12. Water, Feed, and Deadhead Without Fail
You can execute every other tip on this list with precision and still end up with disappointing outdoor planter boxes if you neglect the basics of maintenance. Containers dry out faster than in-ground beds — especially in heat or wind — and the dense plantings that make boxes look so lush are also the ones that deplete soil nutrients rapidly. Consistent watering, regular feeding, and diligent deadheading are the non-negotiable habits behind every planter that looks effortlessly gorgeous all season long.

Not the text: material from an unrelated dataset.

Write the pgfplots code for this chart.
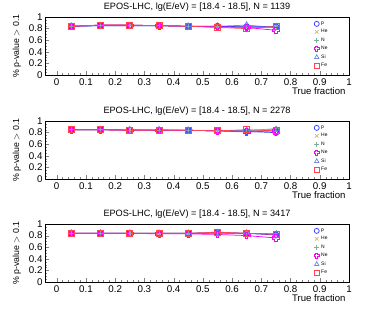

Water when the top inch of soil feels dry, and water deeply enough that moisture reaches the roots rather than just wetting the surface. Feed container plants with a slow-release granular fertilizer at the start of the season, and supplement with a liquid fertilizer every two to three weeks during peak growing months. Deadhead spent blooms regularly — this signals to the plant to keep producing flowers rather than setting seed, and it keeps the arrangement looking fresh and intentional. Great outdoor planter boxes are not just designed; they are tended.
A Final Word on Intention
The thing about styling outdoor planter boxes that nobody really talks about is that it is a practice, not a one-time event. Your taste will evolve. Your eye will sharpen. A combination that thrills you this summer might feel ordinary by next spring, and that is not failure — that is growth. The landscapers whose work stops people on the sidewalk are not people with more money or more talent; they are people who pay attention, who experiment without fear, and who understand that a planter box is one of the smallest canvases available to us and one of the most forgiving. Start where you are, use what you have, apply these principles one at a time, and watch what happens to your front porch. The results might just stop someone dead in their tracks.